Task requirements ->
Lift out each line of the data that holds "TypeScript".

Input data ->
□ □ □ □ □

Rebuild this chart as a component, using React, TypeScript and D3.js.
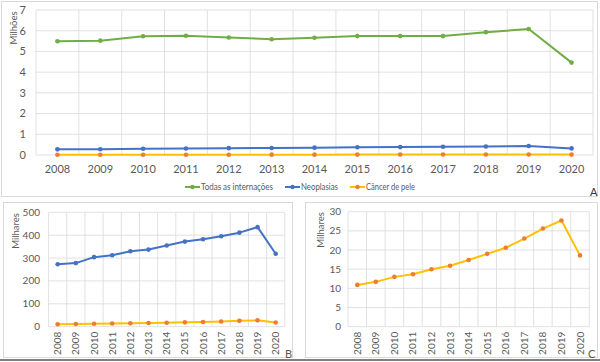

□ □ □ □ □

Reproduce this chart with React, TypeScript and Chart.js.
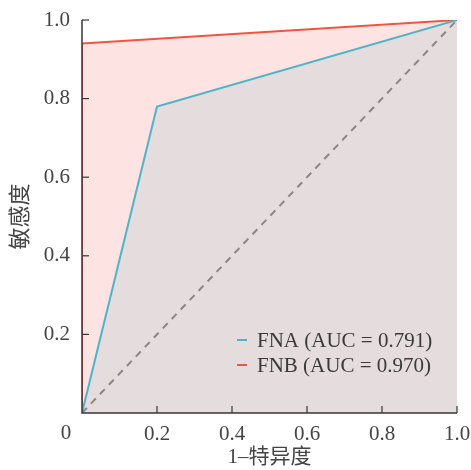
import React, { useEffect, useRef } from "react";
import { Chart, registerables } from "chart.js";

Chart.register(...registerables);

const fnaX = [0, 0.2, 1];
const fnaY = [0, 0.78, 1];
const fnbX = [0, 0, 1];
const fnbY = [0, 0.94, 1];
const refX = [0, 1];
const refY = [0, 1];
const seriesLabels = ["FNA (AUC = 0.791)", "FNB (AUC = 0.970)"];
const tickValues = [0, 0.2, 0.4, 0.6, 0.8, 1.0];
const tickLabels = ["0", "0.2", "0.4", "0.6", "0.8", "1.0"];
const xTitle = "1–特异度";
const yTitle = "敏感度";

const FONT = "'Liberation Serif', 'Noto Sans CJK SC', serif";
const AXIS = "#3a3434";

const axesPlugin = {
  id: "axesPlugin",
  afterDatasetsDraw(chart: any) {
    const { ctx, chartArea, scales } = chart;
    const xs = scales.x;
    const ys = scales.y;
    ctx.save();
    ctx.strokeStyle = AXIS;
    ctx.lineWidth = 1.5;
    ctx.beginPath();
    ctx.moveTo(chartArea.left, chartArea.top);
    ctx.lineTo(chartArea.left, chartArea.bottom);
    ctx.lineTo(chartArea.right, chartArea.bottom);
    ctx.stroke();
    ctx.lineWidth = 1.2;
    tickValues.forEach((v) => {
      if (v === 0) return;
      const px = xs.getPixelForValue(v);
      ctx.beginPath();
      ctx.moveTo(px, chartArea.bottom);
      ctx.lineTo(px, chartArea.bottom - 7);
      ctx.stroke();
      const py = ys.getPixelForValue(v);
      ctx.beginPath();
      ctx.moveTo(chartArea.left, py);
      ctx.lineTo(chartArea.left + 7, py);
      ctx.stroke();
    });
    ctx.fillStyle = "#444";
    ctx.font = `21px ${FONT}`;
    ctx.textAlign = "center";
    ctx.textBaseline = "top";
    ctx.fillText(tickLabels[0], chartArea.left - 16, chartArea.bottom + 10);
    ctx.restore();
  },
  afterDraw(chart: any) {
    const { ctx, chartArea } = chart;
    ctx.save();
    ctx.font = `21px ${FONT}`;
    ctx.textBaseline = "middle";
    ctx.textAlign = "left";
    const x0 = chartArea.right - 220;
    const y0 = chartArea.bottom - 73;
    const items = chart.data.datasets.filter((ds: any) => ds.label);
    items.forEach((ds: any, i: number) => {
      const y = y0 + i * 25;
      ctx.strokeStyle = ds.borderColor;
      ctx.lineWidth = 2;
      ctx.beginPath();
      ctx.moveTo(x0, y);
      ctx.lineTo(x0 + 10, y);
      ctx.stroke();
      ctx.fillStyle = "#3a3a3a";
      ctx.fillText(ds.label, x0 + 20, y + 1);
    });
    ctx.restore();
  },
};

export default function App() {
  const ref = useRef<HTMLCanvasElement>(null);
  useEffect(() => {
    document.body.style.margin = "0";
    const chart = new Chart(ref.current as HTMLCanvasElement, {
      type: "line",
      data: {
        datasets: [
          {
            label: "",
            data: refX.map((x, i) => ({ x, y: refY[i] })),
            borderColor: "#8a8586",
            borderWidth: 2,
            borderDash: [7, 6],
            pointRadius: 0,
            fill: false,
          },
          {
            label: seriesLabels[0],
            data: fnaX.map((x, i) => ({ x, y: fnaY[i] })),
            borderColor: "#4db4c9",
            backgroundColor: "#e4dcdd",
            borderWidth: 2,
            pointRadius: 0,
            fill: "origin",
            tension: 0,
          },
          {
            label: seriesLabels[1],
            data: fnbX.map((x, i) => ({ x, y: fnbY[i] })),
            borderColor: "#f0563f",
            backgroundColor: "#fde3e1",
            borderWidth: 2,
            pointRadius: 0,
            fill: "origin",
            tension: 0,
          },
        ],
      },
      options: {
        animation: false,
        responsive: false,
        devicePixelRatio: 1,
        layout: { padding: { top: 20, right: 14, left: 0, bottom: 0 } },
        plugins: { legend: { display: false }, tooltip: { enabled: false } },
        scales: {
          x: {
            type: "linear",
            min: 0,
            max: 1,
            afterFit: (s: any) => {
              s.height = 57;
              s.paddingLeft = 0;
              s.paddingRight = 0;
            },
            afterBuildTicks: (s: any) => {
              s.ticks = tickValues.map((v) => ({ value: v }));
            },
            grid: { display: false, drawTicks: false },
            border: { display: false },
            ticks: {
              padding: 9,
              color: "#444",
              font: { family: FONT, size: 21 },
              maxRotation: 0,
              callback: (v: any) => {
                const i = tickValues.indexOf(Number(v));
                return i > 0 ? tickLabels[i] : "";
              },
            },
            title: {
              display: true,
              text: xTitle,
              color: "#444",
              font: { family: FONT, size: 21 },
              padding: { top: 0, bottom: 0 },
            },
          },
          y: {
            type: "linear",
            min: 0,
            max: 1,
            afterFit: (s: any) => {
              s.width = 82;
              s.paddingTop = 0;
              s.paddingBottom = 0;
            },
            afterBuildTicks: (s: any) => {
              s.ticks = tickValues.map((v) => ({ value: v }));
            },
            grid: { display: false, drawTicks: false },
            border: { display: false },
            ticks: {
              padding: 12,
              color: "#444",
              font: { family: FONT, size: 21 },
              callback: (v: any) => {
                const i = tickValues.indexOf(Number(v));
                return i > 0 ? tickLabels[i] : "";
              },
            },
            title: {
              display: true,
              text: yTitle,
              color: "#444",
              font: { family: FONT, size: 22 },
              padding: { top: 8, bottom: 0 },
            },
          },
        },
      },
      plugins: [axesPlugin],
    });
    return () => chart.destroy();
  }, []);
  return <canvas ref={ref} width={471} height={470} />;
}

□ □ □ □ □

Exercise solution ->
Rebuild this chart as a component, using React, TypeScript and D3.js.
Reproduce this chart with React, TypeScript and Chart.js.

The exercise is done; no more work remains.